Set exercise = Leave out the pictures, and retype only the lines from the beginning of the material through the line that contains "import plotly.graph_objects as go", including both.

Source data =

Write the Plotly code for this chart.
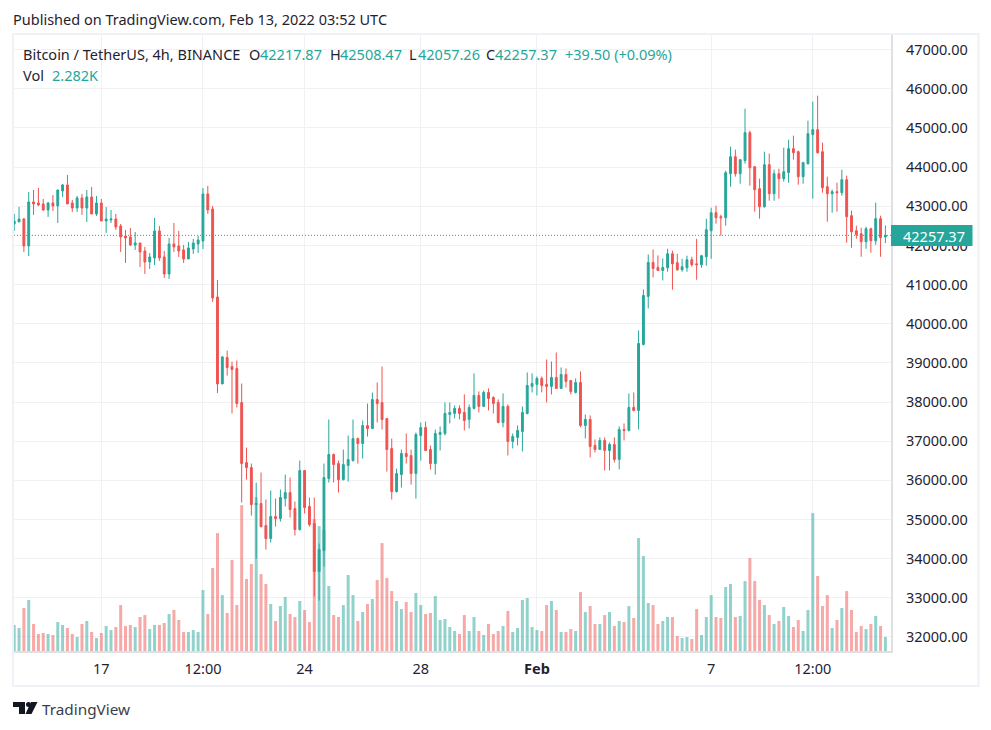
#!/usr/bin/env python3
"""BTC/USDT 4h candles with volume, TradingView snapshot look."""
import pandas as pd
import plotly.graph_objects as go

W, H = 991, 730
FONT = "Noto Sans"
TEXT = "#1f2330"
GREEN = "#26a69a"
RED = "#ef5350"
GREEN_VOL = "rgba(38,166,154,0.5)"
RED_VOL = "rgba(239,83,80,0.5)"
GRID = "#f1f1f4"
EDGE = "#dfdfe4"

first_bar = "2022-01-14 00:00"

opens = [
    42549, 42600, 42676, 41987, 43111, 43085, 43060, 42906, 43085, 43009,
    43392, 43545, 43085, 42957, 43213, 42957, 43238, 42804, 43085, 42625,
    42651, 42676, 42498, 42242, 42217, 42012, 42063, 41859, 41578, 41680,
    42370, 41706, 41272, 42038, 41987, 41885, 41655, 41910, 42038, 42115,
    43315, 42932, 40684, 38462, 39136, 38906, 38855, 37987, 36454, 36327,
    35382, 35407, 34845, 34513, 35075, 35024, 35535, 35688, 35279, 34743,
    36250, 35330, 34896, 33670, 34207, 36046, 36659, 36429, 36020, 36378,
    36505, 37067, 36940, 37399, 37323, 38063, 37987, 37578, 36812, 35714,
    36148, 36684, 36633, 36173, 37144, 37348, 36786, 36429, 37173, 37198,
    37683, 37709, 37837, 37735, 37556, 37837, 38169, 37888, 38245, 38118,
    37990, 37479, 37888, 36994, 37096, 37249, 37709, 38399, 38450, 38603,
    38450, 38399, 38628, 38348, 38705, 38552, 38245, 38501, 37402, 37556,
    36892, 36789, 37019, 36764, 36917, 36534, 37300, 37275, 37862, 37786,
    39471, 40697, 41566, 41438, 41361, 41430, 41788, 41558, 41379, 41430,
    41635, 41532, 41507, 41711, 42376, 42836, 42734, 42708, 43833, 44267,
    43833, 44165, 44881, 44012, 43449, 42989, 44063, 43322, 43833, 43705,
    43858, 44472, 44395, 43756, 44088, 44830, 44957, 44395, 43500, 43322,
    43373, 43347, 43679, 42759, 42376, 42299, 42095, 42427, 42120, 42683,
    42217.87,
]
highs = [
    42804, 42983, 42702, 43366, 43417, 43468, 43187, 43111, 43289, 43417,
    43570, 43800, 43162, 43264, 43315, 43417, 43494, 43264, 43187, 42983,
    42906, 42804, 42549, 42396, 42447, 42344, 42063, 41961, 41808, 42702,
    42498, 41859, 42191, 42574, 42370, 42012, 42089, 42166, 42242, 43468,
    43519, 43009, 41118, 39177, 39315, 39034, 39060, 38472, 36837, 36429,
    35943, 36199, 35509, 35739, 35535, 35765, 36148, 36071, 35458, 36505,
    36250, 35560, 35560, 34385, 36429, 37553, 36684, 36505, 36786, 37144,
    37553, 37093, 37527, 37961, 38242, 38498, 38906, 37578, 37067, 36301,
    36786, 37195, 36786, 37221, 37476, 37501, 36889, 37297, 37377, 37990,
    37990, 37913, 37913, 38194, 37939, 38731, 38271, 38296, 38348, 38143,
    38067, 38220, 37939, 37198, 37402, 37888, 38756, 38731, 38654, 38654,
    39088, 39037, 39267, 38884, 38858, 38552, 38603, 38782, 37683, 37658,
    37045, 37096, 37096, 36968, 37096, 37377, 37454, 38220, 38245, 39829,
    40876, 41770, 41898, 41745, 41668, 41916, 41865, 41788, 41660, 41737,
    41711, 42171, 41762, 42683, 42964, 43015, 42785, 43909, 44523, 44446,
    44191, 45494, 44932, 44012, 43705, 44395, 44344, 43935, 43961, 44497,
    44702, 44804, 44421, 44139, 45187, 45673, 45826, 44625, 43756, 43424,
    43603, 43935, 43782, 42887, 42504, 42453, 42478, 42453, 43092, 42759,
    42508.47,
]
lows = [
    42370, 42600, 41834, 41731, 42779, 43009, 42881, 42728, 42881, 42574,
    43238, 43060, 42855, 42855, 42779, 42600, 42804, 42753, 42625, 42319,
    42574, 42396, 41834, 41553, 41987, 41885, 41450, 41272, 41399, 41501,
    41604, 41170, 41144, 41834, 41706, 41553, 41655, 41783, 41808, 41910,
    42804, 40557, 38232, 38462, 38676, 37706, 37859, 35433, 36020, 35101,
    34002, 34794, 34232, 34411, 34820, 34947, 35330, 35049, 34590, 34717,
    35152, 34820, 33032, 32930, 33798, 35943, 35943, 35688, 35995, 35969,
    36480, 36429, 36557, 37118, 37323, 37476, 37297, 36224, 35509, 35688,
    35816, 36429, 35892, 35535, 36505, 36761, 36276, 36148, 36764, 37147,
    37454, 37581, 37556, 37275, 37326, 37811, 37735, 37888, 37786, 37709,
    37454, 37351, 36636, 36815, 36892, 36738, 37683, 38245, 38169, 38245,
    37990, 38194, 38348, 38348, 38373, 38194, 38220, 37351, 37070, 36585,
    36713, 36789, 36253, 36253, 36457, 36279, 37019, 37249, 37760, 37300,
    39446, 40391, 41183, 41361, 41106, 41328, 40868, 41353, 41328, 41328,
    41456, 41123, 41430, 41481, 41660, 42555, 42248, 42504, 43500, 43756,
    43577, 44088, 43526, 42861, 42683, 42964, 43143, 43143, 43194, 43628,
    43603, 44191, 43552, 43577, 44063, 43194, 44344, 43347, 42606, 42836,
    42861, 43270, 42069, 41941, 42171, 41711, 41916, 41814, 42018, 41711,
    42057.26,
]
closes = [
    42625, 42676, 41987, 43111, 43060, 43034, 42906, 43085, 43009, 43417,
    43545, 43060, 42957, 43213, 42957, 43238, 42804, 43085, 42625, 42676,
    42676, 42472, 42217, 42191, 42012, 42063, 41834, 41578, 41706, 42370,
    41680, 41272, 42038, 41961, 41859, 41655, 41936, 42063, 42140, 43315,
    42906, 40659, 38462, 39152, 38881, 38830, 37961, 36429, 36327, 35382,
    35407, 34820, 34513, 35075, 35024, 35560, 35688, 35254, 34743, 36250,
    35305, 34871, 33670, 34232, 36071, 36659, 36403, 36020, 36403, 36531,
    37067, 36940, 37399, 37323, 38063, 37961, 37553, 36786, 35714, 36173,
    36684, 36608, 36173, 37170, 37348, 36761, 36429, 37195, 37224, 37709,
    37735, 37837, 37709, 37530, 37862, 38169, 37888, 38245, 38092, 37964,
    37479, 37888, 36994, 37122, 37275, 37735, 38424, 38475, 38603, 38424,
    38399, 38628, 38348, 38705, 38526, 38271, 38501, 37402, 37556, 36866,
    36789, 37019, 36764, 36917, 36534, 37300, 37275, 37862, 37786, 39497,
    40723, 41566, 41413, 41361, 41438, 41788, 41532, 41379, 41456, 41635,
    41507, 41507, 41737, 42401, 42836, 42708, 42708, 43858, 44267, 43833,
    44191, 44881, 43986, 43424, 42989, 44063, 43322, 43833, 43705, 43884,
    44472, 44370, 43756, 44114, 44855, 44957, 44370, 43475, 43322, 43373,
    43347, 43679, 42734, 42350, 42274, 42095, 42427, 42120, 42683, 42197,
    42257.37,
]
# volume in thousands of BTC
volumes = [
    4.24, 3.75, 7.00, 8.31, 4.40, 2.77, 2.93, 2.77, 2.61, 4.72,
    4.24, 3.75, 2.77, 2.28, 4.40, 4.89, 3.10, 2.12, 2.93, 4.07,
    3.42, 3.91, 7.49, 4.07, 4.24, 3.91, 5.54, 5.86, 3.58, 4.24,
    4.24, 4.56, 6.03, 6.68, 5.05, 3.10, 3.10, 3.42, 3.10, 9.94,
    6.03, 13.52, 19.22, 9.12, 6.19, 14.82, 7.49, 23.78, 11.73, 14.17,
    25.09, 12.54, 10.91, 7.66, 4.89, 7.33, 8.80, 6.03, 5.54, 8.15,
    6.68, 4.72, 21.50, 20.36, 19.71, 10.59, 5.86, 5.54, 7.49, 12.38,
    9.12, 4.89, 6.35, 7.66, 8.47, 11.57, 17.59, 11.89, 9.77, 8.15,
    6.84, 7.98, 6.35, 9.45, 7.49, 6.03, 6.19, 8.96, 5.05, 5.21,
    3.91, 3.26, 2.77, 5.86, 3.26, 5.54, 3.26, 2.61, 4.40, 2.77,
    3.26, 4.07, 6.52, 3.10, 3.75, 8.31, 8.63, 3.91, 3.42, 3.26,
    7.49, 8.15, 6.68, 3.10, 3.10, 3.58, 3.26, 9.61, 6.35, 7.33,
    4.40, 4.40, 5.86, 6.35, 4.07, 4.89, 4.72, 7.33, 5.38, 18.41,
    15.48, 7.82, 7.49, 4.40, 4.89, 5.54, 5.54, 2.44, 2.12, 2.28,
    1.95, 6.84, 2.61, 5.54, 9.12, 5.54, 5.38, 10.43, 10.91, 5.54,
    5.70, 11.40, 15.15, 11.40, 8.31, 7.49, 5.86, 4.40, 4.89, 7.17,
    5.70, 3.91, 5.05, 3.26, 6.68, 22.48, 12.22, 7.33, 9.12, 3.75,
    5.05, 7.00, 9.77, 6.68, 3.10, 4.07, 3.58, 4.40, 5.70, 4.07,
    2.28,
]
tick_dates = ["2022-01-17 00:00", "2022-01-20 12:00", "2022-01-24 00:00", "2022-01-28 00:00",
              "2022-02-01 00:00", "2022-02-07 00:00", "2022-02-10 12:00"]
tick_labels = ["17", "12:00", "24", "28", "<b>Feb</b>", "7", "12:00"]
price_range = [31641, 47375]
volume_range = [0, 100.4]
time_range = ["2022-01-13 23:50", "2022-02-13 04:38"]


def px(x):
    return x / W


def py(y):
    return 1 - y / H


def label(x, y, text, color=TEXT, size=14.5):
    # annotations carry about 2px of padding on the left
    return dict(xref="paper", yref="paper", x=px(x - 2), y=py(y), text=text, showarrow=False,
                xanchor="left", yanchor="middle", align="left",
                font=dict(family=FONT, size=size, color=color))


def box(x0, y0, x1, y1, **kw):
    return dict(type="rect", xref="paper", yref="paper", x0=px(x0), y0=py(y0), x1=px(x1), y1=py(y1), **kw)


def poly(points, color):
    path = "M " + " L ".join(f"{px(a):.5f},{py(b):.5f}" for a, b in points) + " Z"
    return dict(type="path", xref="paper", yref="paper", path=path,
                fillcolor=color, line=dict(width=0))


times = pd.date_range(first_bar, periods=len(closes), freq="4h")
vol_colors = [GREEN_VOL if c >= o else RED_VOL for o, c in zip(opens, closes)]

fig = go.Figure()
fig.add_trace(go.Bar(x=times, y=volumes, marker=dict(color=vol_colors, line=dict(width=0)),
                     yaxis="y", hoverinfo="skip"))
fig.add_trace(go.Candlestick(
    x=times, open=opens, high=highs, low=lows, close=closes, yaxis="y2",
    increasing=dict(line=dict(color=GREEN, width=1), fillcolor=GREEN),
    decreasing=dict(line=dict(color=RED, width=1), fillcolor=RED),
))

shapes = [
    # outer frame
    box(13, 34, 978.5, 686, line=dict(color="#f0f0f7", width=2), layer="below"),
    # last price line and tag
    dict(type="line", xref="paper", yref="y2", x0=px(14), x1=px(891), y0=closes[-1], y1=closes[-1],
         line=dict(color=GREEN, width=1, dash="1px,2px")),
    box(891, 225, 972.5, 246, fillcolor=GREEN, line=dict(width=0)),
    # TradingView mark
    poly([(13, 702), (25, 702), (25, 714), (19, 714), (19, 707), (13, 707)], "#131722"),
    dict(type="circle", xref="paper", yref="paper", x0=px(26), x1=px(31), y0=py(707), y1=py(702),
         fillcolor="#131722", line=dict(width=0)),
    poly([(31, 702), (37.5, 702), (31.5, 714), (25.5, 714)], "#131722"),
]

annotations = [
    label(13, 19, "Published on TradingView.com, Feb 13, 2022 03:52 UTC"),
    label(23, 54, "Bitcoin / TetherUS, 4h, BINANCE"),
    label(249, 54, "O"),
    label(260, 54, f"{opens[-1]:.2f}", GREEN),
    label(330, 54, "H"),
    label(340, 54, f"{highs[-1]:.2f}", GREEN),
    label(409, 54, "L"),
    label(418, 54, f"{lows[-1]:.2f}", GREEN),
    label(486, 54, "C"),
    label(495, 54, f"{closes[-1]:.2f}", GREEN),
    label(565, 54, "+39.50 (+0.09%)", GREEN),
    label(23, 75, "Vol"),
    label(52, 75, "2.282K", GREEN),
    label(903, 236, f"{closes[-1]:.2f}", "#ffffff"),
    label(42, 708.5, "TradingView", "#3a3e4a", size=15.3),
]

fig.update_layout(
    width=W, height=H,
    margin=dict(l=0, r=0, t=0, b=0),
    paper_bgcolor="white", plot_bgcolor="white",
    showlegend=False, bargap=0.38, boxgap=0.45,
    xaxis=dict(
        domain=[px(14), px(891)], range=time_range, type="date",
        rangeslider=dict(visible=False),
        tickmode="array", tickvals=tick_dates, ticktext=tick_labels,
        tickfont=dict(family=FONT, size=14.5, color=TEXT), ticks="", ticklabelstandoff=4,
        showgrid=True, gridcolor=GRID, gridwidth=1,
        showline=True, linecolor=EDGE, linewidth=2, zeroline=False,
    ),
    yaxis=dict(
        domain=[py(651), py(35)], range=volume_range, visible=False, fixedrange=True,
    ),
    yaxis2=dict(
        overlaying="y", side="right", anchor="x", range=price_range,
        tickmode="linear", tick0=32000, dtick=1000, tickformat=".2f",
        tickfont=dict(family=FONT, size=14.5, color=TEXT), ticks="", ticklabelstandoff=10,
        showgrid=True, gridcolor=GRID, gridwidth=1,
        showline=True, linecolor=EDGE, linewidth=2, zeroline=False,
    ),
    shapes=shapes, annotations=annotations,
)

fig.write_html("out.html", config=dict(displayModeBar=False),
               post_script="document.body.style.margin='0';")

Exercise answer =
Write the Plotly code for this chart.
#!/usr/bin/env python3
"""BTC/USDT 4h candles with volume, TradingView snapshot look."""
import pandas as pd
import plotly.graph_objects as go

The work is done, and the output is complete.